[Entries with chart source code]
+ + +
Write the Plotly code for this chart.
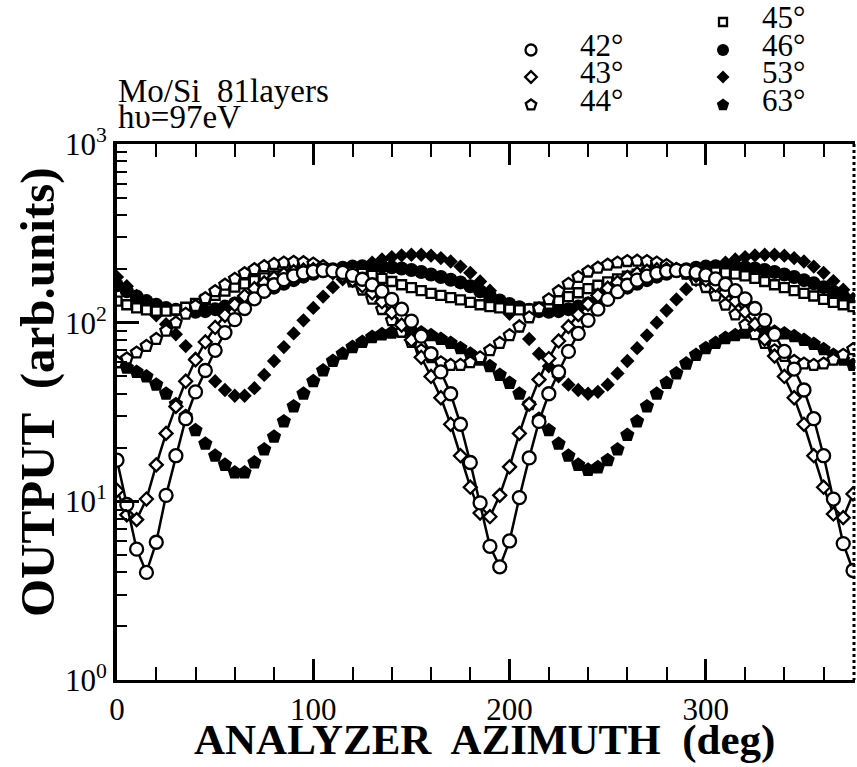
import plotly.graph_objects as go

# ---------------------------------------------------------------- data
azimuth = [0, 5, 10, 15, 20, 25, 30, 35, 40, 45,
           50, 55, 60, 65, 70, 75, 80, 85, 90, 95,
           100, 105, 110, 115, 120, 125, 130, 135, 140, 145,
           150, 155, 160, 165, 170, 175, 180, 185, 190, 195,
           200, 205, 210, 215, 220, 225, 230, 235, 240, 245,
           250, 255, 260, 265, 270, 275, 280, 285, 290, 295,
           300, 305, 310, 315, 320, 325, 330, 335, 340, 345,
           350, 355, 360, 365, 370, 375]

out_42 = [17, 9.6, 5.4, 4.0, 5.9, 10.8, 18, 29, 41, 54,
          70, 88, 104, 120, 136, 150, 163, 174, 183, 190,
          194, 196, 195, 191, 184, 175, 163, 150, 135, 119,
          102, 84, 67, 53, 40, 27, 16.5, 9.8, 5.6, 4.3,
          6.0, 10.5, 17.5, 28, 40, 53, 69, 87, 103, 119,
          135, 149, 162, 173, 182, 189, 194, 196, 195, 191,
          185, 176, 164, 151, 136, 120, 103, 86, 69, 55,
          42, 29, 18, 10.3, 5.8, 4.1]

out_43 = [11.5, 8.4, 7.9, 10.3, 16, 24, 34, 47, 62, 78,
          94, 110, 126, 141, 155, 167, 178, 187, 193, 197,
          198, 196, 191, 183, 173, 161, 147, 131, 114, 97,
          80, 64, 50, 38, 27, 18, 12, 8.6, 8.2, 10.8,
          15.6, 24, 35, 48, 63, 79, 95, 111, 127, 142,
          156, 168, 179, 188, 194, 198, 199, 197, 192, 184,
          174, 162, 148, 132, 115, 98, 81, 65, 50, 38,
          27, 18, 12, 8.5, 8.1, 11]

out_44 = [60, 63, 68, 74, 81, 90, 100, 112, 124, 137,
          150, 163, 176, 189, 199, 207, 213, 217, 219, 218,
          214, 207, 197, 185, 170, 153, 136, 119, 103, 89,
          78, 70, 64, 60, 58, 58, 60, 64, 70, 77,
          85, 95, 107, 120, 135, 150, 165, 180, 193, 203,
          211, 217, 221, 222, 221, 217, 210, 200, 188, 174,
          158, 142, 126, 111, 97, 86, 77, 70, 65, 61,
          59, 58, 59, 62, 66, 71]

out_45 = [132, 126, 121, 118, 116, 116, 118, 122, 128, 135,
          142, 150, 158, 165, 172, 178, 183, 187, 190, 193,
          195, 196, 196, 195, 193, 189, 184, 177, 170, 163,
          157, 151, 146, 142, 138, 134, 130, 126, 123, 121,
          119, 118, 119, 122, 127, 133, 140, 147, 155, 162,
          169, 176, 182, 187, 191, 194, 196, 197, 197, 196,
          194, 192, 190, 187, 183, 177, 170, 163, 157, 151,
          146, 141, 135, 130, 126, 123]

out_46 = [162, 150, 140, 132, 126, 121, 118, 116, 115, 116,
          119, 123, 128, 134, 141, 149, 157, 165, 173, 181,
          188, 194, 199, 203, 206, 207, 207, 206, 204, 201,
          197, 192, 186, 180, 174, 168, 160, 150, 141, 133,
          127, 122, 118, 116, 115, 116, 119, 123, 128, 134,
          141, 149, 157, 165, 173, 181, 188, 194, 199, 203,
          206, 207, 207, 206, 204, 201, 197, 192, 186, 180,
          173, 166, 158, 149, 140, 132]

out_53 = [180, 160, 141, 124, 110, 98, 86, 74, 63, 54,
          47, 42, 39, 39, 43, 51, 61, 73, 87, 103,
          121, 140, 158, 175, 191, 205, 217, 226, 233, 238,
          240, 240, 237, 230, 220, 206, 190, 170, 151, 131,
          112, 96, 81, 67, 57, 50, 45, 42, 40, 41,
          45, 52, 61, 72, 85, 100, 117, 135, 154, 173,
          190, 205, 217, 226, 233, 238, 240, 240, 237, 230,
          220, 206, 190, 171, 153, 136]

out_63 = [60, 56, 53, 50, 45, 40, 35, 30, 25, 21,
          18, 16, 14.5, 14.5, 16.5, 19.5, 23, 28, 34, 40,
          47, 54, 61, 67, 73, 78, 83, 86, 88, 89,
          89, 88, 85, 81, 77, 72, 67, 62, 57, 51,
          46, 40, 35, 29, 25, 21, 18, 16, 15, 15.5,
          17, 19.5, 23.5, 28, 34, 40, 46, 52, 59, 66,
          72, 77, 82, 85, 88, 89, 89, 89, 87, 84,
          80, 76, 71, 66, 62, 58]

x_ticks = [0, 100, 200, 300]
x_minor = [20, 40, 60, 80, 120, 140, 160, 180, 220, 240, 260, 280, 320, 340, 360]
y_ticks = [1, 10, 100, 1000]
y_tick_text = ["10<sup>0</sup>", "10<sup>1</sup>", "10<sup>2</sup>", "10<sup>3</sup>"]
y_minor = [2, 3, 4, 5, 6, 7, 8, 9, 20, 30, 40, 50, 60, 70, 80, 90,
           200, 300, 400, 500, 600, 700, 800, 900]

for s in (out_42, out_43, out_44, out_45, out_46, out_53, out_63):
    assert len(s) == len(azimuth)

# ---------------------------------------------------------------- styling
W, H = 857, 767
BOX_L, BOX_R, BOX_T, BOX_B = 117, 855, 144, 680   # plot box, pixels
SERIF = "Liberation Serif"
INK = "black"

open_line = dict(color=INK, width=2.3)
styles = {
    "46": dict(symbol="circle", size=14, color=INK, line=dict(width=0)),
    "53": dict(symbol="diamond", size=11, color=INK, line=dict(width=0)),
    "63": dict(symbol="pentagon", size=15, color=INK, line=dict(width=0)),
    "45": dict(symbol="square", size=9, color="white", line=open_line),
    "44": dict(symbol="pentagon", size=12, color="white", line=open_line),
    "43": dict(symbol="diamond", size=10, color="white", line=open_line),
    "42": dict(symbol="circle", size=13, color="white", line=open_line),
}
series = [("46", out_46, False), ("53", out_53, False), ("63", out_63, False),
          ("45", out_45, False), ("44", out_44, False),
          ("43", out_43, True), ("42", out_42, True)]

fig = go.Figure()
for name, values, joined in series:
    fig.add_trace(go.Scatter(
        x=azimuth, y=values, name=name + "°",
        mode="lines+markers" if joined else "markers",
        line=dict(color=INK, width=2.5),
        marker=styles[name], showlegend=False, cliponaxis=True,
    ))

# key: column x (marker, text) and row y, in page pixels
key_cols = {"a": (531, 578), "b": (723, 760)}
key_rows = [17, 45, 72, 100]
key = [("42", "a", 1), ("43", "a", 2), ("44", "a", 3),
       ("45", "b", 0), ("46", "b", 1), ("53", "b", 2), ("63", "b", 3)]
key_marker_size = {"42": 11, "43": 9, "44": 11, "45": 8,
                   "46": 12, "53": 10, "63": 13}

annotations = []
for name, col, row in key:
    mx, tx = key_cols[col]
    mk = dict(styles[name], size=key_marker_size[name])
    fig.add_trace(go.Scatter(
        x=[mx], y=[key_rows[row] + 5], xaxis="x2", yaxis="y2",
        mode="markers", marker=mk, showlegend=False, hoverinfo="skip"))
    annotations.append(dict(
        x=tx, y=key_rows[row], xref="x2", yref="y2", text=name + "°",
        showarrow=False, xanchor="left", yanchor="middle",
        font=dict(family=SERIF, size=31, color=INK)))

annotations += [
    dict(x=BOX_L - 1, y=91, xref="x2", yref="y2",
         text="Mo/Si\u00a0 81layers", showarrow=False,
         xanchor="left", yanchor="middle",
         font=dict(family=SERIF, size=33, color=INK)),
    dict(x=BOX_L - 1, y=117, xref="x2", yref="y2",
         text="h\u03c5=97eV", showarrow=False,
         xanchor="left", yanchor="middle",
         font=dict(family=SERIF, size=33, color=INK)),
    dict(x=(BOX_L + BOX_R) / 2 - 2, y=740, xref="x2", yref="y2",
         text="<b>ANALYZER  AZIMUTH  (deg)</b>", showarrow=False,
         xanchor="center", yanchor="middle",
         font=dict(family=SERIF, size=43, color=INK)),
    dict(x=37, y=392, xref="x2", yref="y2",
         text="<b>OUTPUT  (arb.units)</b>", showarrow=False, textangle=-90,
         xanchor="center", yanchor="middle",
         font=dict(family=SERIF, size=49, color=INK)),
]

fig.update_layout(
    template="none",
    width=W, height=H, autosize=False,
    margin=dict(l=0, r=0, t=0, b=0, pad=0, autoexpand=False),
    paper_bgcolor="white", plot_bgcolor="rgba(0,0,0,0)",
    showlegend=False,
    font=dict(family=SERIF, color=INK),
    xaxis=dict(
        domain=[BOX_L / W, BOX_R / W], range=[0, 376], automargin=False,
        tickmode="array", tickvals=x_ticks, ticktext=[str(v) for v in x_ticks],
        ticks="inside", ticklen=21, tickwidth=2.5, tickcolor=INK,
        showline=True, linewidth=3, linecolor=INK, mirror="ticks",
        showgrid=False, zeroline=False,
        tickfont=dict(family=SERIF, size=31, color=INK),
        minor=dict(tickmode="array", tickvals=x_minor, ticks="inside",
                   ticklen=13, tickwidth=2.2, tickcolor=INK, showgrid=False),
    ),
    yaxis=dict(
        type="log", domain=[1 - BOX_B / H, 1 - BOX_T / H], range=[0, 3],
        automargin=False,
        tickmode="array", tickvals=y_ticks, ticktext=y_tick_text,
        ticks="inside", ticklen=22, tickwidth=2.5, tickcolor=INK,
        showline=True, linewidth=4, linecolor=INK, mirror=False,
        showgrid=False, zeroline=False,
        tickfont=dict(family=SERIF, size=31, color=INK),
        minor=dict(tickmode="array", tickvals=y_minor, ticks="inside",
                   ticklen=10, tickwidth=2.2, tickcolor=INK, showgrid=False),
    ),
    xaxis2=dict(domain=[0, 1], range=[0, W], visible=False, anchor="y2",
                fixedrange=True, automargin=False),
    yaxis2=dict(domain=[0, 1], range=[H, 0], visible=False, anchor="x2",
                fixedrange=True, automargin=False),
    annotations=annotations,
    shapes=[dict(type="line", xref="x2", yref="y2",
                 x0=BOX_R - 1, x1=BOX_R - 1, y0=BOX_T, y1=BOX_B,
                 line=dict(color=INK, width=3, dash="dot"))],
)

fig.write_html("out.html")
+ + +
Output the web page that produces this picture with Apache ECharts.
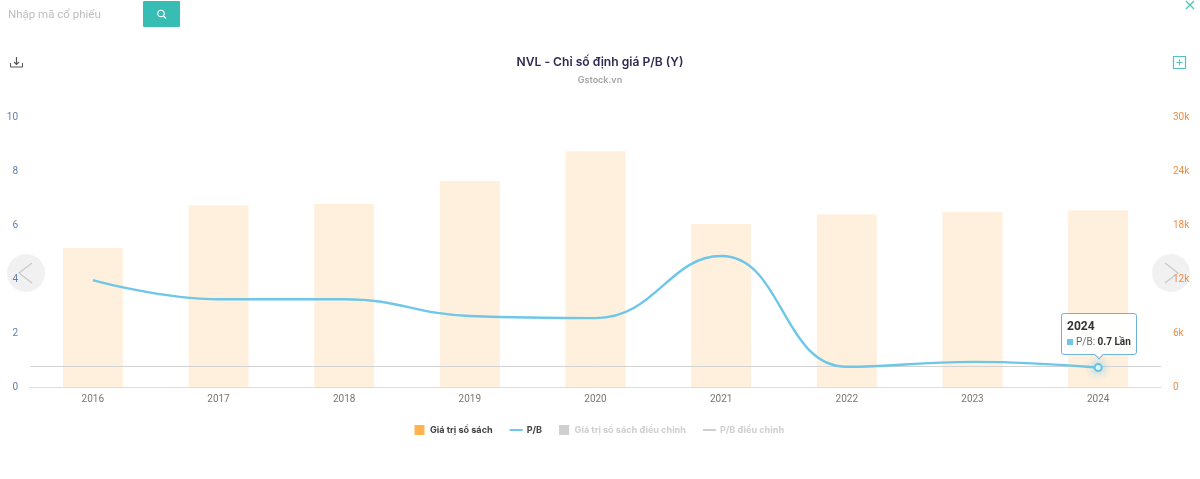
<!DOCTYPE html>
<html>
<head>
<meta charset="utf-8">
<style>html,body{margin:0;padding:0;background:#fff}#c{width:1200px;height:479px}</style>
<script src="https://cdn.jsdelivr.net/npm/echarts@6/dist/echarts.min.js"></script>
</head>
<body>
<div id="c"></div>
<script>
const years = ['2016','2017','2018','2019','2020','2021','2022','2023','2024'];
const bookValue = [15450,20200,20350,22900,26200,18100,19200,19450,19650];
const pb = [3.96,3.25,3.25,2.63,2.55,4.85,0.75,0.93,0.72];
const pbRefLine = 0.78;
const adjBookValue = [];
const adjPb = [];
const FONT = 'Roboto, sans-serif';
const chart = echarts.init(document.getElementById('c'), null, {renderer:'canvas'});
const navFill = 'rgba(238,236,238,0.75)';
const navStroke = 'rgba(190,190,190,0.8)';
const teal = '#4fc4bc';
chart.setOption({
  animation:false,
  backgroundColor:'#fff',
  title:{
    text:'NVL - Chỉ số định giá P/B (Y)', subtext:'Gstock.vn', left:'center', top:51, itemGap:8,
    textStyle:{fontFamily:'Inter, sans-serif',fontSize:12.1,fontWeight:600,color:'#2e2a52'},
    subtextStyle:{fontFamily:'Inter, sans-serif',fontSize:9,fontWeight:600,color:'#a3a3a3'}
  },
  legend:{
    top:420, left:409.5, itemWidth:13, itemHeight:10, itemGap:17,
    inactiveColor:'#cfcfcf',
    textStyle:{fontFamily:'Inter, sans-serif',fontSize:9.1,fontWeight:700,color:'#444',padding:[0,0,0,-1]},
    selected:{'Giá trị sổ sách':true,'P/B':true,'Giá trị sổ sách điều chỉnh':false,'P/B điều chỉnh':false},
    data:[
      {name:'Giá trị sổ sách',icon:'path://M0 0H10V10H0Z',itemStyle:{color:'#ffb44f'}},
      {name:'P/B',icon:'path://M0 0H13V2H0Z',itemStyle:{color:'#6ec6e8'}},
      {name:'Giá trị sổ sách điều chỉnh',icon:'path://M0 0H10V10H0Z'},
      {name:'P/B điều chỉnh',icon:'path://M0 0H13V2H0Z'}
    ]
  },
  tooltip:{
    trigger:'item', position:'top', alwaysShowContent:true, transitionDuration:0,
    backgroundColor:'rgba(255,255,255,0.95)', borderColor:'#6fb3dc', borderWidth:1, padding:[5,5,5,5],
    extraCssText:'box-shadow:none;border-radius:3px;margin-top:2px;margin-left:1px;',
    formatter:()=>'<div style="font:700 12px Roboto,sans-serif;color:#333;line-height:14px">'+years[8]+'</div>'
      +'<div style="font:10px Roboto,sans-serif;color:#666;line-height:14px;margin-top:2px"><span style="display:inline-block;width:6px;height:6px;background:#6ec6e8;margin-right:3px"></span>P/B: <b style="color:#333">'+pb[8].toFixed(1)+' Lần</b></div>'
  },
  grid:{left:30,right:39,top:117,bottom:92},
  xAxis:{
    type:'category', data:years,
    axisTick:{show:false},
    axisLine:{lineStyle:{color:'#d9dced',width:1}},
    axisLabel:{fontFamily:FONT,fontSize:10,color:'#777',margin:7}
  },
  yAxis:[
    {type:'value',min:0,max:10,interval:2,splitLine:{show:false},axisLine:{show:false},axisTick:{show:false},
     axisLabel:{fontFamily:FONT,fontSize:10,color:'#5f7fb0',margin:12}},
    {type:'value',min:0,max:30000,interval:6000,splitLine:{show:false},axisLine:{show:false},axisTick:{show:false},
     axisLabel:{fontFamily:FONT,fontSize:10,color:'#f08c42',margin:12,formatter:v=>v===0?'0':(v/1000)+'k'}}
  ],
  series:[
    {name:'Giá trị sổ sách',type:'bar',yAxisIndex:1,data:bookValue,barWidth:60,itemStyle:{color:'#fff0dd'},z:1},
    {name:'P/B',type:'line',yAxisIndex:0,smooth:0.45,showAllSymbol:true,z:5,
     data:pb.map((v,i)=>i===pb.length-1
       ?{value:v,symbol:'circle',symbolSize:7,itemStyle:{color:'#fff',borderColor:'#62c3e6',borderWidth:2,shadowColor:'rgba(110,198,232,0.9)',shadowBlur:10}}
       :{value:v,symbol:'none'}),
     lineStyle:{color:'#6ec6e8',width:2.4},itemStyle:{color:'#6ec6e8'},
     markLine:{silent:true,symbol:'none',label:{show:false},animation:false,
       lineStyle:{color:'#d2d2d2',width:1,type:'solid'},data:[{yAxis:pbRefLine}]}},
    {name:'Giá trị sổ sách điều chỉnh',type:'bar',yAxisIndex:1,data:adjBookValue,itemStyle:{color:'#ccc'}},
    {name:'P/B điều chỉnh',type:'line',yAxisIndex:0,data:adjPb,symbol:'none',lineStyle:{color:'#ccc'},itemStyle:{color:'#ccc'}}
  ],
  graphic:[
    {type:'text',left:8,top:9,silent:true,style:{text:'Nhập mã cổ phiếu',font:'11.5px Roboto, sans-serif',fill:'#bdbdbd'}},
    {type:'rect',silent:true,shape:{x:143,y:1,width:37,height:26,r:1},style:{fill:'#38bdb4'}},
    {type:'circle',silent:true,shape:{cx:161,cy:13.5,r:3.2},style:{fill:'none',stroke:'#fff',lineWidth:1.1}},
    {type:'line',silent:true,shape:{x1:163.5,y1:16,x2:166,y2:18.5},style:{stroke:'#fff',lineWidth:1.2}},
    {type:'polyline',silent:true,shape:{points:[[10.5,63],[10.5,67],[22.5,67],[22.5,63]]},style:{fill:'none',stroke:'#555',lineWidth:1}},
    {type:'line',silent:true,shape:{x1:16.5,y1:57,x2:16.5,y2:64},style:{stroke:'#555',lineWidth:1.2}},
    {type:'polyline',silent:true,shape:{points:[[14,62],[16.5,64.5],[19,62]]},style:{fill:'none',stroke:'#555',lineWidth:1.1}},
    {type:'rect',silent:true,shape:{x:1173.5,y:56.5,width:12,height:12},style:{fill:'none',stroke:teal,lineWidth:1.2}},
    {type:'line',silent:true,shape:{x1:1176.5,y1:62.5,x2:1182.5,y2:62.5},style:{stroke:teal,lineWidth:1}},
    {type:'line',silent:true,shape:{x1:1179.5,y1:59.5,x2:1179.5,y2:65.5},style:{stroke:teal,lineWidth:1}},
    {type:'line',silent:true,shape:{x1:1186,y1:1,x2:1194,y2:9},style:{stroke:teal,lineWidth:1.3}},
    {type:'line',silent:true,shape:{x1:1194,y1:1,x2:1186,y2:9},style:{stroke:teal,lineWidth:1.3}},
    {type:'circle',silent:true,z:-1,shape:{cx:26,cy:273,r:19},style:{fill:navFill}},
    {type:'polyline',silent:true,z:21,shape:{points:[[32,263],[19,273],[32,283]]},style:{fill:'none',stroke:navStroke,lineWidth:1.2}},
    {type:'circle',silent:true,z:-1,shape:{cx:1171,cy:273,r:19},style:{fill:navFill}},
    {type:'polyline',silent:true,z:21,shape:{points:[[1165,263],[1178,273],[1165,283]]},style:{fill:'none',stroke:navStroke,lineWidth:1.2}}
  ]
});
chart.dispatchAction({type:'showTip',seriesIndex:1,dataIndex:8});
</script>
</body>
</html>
+ + +
TASK OBJECTIVE -> Every line from the one containing "Write the Plotly code for this chart." to the one containing "27, 18, 12, 8.5, 8.1, 11]" should be output exactly, both ends included. Nothing else goes in, and no pictures either.

OUTPUT ->
Write the Plotly code for this chart.
import plotly.graph_objects as go

# ---------------------------------------------------------------- data
azimuth = [0, 5, 10, 15, 20, 25, 30, 35, 40, 45,
           50, 55, 60, 65, 70, 75, 80, 85, 90, 95,
           100, 105, 110, 115, 120, 125, 130, 135, 140, 145,
           150, 155, 160, 165, 170, 175, 180, 185, 190, 195,
           200, 205, 210, 215, 220, 225, 230, 235, 240, 245,
           250, 255, 260, 265, 270, 275, 280, 285, 290, 295,
           300, 305, 310, 315, 320, 325, 330, 335, 340, 345,
           350, 355, 360, 365, 370, 375]

out_42 = [17, 9.6, 5.4, 4.0, 5.9, 10.8, 18, 29, 41, 54,
          70, 88, 104, 120, 136, 150, 163, 174, 183, 190,
          194, 196, 195, 191, 184, 175, 163, 150, 135, 119,
          102, 84, 67, 53, 40, 27, 16.5, 9.8, 5.6, 4.3,
          6.0, 10.5, 17.5, 28, 40, 53, 69, 87, 103, 119,
          135, 149, 162, 173, 182, 189, 194, 196, 195, 191,
          185, 176, 164, 151, 136, 120, 103, 86, 69, 55,
          42, 29, 18, 10.3, 5.8, 4.1]

out_43 = [11.5, 8.4, 7.9, 10.3, 16, 24, 34, 47, 62, 78,
          94, 110, 126, 141, 155, 167, 178, 187, 193, 197,
          198, 196, 191, 183, 173, 161, 147, 131, 114, 97,
          80, 64, 50, 38, 27, 18, 12, 8.6, 8.2, 10.8,
          15.6, 24, 35, 48, 63, 79, 95, 111, 127, 142,
          156, 168, 179, 188, 194, 198, 199, 197, 192, 184,
          174, 162, 148, 132, 115, 98, 81, 65, 50, 38,
          27, 18, 12, 8.5, 8.1, 11]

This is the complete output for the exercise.